Most temporomandibular disorders (TMD) respond well to the general dentist's therapy, and self-management is one of the initial therapies they commonly provide.1 TMD self-management instructions encompasses very cost-effective procedures patients can perform for themselves to manage their symptoms. They are convenient and inexpensive, compared with patients going to practitioners’ offices to receive therapy. Patients generally select and use the portions that they personally find most convenient and effective. Occlusal appliance therapy, behavioral therapy, and/or medications can provide additional benefit and can be provided in combination with the self-management or added later if the patient does not obtain satisfactory improvement from the initial therapy.

Temporomandibular Disorders (TMD) are a set of common musculoskeletal conditions of the masticatory system for which 3.6 to 7.0% of the general population desire treatment.2 Females in their childbearing years are more likely to seek treatment for TMD symptoms.3 Some patients with TMD may only have a single episode, while others may experience TMD with recurring episodes or even constant pain. For a significant minority of individuals, TMD is chronic and persistent.

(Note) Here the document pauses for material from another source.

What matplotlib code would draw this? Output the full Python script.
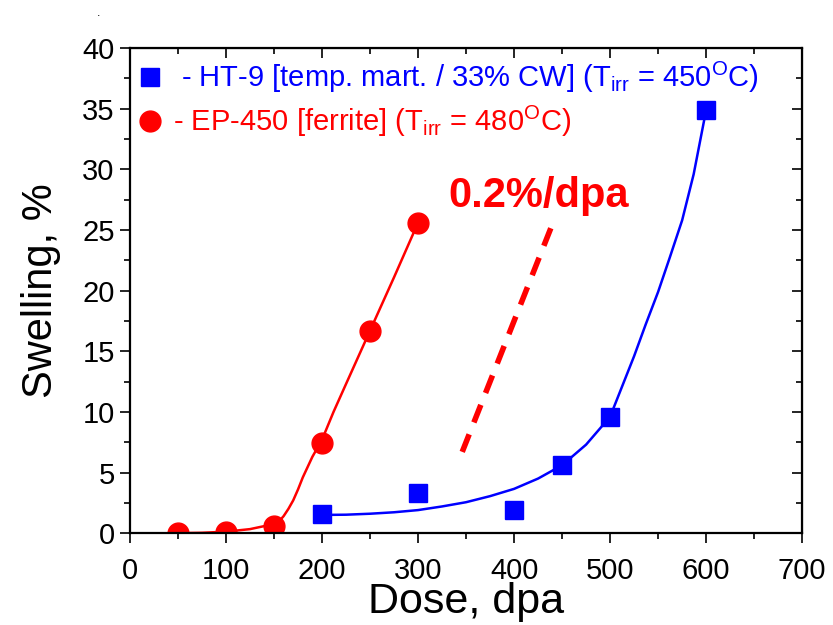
import numpy as np
import matplotlib
matplotlib.use("Agg")
import matplotlib.pyplot as plt
from matplotlib.ticker import MultipleLocator

plt.rcParams['font.family'] = ['Liberation Sans', 'DejaVu Sans']
plt.rcParams['mathtext.fontset'] = 'custom'
plt.rcParams['mathtext.rm'] = 'Liberation Sans'
plt.rcParams['mathtext.it'] = 'Liberation Sans'

# measured points
ht9_dose = [200, 300, 400, 450, 500, 600]
ht9_swell = [1.6, 3.3, 1.9, 5.6, 9.6, 34.9]
ep450_dose = [50, 100, 150, 200, 250, 300]
ep450_swell = [0.05, 0.1, 0.6, 7.4, 16.7, 25.6]

# guide curves
ht9_fit_dose = [200, 225, 250, 275, 300, 325, 350, 375, 400, 425, 450, 475,
                500, 512, 525, 537, 550, 562, 575, 587, 600]
ht9_fit_swell = [1.5, 1.52, 1.6, 1.72, 1.9, 2.2, 2.55, 3.05, 3.65, 4.5, 5.6, 7.3,
                 9.6, 12.0, 14.6, 17.2, 19.9, 22.7, 25.8, 29.6, 34.9]
ep450_fit_dose = [50, 75, 100, 125, 150, 155, 160, 165, 170, 175, 180, 190,
                  200, 212, 225, 250, 275, 300]
ep450_fit_swell = [0.0, 0.03, 0.12, 0.33, 0.75, 0.95, 1.4, 2.0, 2.7, 3.6, 4.6, 6.3,
                   7.7, 10.0, 12.3, 16.7, 21.1, 25.6]

# 0.2 %/dpa slope guide
slope_dose = [346, 443]
slope_swell = [6.7, 26.1]

fig = plt.figure(figsize=(8.33, 6.25), dpi=100)
ax = fig.add_axes([0.156, 0.147, 0.807, 0.776])

ax.plot(ep450_fit_dose, ep450_fit_swell, color='red', lw=1.8)
ax.plot(ht9_fit_dose, ht9_fit_swell, color='blue', lw=1.8)
ax.plot(ht9_dose, ht9_swell, 's', color='blue', ms=13, mec='blue',
        label=r' - HT-9 [temp. mart. / 33% CW] (T$_{\mathrm{irr}}$ = 450$^{\mathrm{O}}$C)')
ax.plot(ep450_dose, ep450_swell, 'o', color='red', ms=15, mec='red',
        label=r'- EP-450 [ferrite] (T$_{\mathrm{irr}}$ = 480$^{\mathrm{O}}$C)')
ax.plot(slope_dose, slope_swell, color='red', lw=4, dashes=(3.4, 2.3))

ax.text(332, 27.8, '0.2%/dpa', color='red', fontsize=30, fontweight='bold',
        ha='left', va='center')

ax.set_xlim(0, 700)
ax.set_ylim(0, 40)
ax.xaxis.set_major_locator(MultipleLocator(100))
ax.xaxis.set_minor_locator(MultipleLocator(50))
ax.yaxis.set_major_locator(MultipleLocator(5))
ax.yaxis.set_minor_locator(MultipleLocator(2.5))
ax.tick_params(which='both', direction='out', top=False, right=False,
               labelsize=21, width=1.2)
ax.tick_params(axis='x', pad=10)
ax.tick_params(axis='y', pad=4)
ax.tick_params(which='major', length=7)
ax.tick_params(which='minor', length=4)
for s in ax.spines.values():
    s.set_linewidth(1.6)

# inward ticks on top and right
ax_t = ax.secondary_xaxis('top')
ax_t.xaxis.set_major_locator(MultipleLocator(100))
ax_t.xaxis.set_minor_locator(MultipleLocator(50))
ax_t.tick_params(which='both', direction='in', labeltop=False, width=1.2)
ax_t.tick_params(which='major', length=7)
ax_t.tick_params(which='minor', length=4)
ax_r = ax.secondary_yaxis('right')
ax_r.yaxis.set_major_locator(MultipleLocator(5))
ax_r.yaxis.set_minor_locator(MultipleLocator(2.5))
ax_r.tick_params(which='both', direction='in', labelright=False, width=1.2)
ax_r.tick_params(which='major', length=7)
ax_r.tick_params(which='minor', length=4)

ax.set_xlabel('Dose, dpa', fontsize=31, labelpad=-2)
ax.set_ylabel('Swelling, %', fontsize=30, labelpad=15)

leg = ax.legend(loc='upper left', bbox_to_anchor=(-0.005, 1.0), frameon=False,
                fontsize=21, handlelength=0.8, handletextpad=0.4,
                labelspacing=0.3, borderaxespad=0.0)
for txt, c in zip(leg.get_texts(), ['blue', 'red']):
    txt.set_color(c)

fig.text(0.116, 0.975, '.', fontsize=9)

fig.savefig('out.png', dpi=100)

Over the years this condition has been known by many names, including temporomandibular joint (TMJ), TMJ syndrome, craniofacial pain and others. The most commonly accepted name is TMD.2 This course provides dentists, dental assistants, and dental hygienists with information about TMD, suggested patient symptom history questions, clinical examination criteria, common TMD treatments, and methods for helping patients self-manage their TMD pain and symptoms under the guidance of the dental professional.